• [Exercise goal]: Give the data below again exactly as written, without its pictures.

####

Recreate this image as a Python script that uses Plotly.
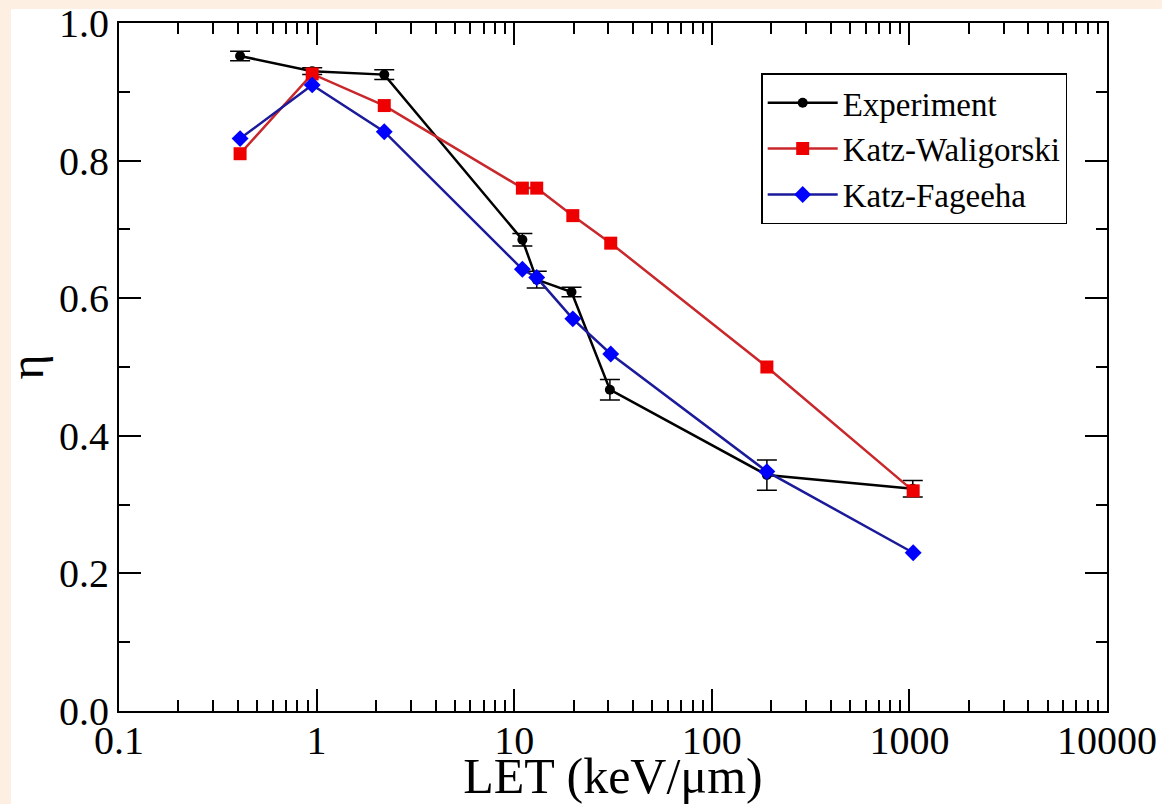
import plotly.graph_objects as go

# ---- data ----
let_exp = [0.41, 0.95, 2.2, 11, 13, 19.5, 30.5, 190, 1040]
eta_exp = [0.952, 0.930, 0.925, 0.685, 0.627, 0.609, 0.467, 0.343, 0.323]
err_exp = [0.007, 0.005, 0.007, 0.009, 0.012, 0.007, 0.015, 0.022, 0.012]

let_model = [0.41, 0.95, 2.2, 11, 13, 19.8, 30.8, 190, 1045]
eta_waligorski = [0.810, 0.926, 0.880, 0.760, 0.760, 0.720, 0.680, 0.500, 0.320]
eta_fageeha = [0.832, 0.910, 0.842, 0.642, 0.630, 0.570, 0.519, 0.348, 0.230]

x_tickvals = [0.1, 1, 10, 100, 1000, 10000]
x_ticktext = ["0.1", "1", "10", "100", "1000", "10000"]

names = ["Experiment", "Katz-Waligorski", "Katz-Fageeha"]

FONT = "Liberation Serif, Times New Roman, serif"
PEACH = "#FEEFE3"

fig = go.Figure()
fig.add_trace(go.Scatter(
    x=let_exp, y=eta_exp, name=names[0], mode="lines+markers",
    line=dict(color="black", width=2.5),
    marker=dict(symbol="circle", size=10, color="black"),
    error_y=dict(type="data", array=err_exp, visible=True, color="black",
                 thickness=1.5, width=10),
))
fig.add_trace(go.Scatter(
    x=let_model, y=eta_waligorski, name=names[1], mode="lines+markers",
    line=dict(color="#C8282B", width=2.5),
    marker=dict(symbol="square", size=13, color="#EE0000"),
))
fig.add_trace(go.Scatter(
    x=let_model, y=eta_fageeha, name=names[2], mode="lines+markers",
    line=dict(color="#1A1A9A", width=2.5),
    marker=dict(symbol="diamond", size=13, color="#0000FF"),
))

fig.update_layout(
    width=1162, height=804,
    margin=dict(l=119, r=55, t=23, b=93, autoexpand=False),
    paper_bgcolor=PEACH, plot_bgcolor="white",
    font=dict(family=FONT, color="black", size=40),
    showlegend=True,
    legend=dict(
        x=0.650, y=0.927, xanchor="left", yanchor="top",
        bgcolor="white", bordercolor="black", borderwidth=1.5,
        font=dict(family=FONT, size=33, color="black"),
        tracegroupgap=0, itemsizing="trace", itemwidth=70,
    ),
    shapes=[dict(type="rect", xref="paper", yref="paper",
                 x0=-0.1093, x1=1.2, y0=-0.3, y1=1.0203,
                 fillcolor="white", line=dict(width=0), layer="below")],
)

fig.update_xaxes(
    type="log", range=[-1, 4], automargin=True,
    tickvals=x_tickvals, ticktext=x_ticktext,
    ticks="inside", ticklen=22, tickwidth=1.5, tickcolor="black",
    ticklabelstandoff=-7,
    showline=True, linecolor="black", linewidth=2, mirror="ticks",
    showgrid=False, zeroline=False,
    tickfont=dict(family=FONT, size=40),
    minor=dict(ticks="inside", ticklen=11, tickwidth=1.5, tickcolor="black",
               dtick="D1", showgrid=False),
    title=dict(text="LET (keV/μm)", font=dict(family=FONT, size=50), standoff=4),
)
fig.update_yaxes(
    range=[0, 1.0], dtick=0.2, tick0=0, tickformat=".1f", automargin=True,
    ticks="inside", ticklen=22, tickwidth=1.5, tickcolor="black",
    showline=True, linecolor="black", linewidth=2, mirror="ticks",
    showgrid=False, zeroline=False,
    tickfont=dict(family=FONT, size=40),
    minor=dict(ticks="inside", ticklen=11, tickwidth=1.5, tickcolor="black",
               dtick=0.1, showgrid=False),
    title=dict(text="η", font=dict(family=FONT, size=48), standoff=14),
)

fig.write_html(
    "out.html",
    config={"displayModeBar": False},
    post_script="document.body.style.margin='0';document.body.style.overflow='hidden';",
)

####

• [Response for this exercise]:
Recreate this image as a Python script that uses Plotly.
import plotly.graph_objects as go

# ---- data ----
let_exp = [0.41, 0.95, 2.2, 11, 13, 19.5, 30.5, 190, 1040]
eta_exp = [0.952, 0.930, 0.925, 0.685, 0.627, 0.609, 0.467, 0.343, 0.323]
err_exp = [0.007, 0.005, 0.007, 0.009, 0.012, 0.007, 0.015, 0.022, 0.012]

let_model = [0.41, 0.95, 2.2, 11, 13, 19.8, 30.8, 190, 1045]
eta_waligorski = [0.810, 0.926, 0.880, 0.760, 0.760, 0.720, 0.680, 0.500, 0.320]
eta_fageeha = [0.832, 0.910, 0.842, 0.642, 0.630, 0.570, 0.519, 0.348, 0.230]

x_tickvals = [0.1, 1, 10, 100, 1000, 10000]
x_ticktext = ["0.1", "1", "10", "100", "1000", "10000"]

names = ["Experiment", "Katz-Waligorski", "Katz-Fageeha"]

FONT = "Liberation Serif, Times New Roman, serif"
PEACH = "#FEEFE3"

fig = go.Figure()
fig.add_trace(go.Scatter(
    x=let_exp, y=eta_exp, name=names[0], mode="lines+markers",
    line=dict(color="black", width=2.5),
    marker=dict(symbol="circle", size=10, color="black"),
    error_y=dict(type="data", array=err_exp, visible=True, color="black",
                 thickness=1.5, width=10),
))
fig.add_trace(go.Scatter(
    x=let_model, y=eta_waligorski, name=names[1], mode="lines+markers",
    line=dict(color="#C8282B", width=2.5),
    marker=dict(symbol="square", size=13, color="#EE0000"),
))
fig.add_trace(go.Scatter(
    x=let_model, y=eta_fageeha, name=names[2], mode="lines+markers",
    line=dict(color="#1A1A9A", width=2.5),
    marker=dict(symbol="diamond", size=13, color="#0000FF"),
))

fig.update_layout(
    width=1162, height=804,
    margin=dict(l=119, r=55, t=23, b=93, autoexpand=False),
    paper_bgcolor=PEACH, plot_bgcolor="white",
    font=dict(family=FONT, color="black", size=40),
    showlegend=True,
    legend=dict(
        x=0.650, y=0.927, xanchor="left", yanchor="top",
        bgcolor="white", bordercolor="black", borderwidth=1.5,
        font=dict(family=FONT, size=33, color="black"),
        tracegroupgap=0, itemsizing="trace", itemwidth=70,
    ),
    shapes=[dict(type="rect", xref="paper", yref="paper",
                 x0=-0.1093, x1=1.2, y0=-0.3, y1=1.0203,
                 fillcolor="white", line=dict(width=0), layer="below")],
)

fig.update_xaxes(
    type="log", range=[-1, 4], automargin=True,
    tickvals=x_tickvals, ticktext=x_ticktext,
    ticks="inside", ticklen=22, tickwidth=1.5, tickcolor="black",
    ticklabelstandoff=-7,
    showline=True, linecolor="black", linewidth=2, mirror="ticks",
    showgrid=False, zeroline=False,
    tickfont=dict(family=FONT, size=40),
    minor=dict(ticks="inside", ticklen=11, tickwidth=1.5, tickcolor="black",
               dtick="D1", showgrid=False),
    title=dict(text="LET (keV/μm)", font=dict(family=FONT, size=50), standoff=4),
)
fig.update_yaxes(
    range=[0, 1.0], dtick=0.2, tick0=0, tickformat=".1f", automargin=True,
    ticks="inside", ticklen=22, tickwidth=1.5, tickcolor="black",
    showline=True, linecolor="black", linewidth=2, mirror="ticks",
    showgrid=False, zeroline=False,
    tickfont=dict(family=FONT, size=40),
    minor=dict(ticks="inside", ticklen=11, tickwidth=1.5, tickcolor="black",
               dtick=0.1, showgrid=False),
    title=dict(text="η", font=dict(family=FONT, size=48), standoff=14),
)

fig.write_html(
    "out.html",
    config={"displayModeBar": False},
    post_script="document.body.style.margin='0';document.body.style.overflow='hidden';",
)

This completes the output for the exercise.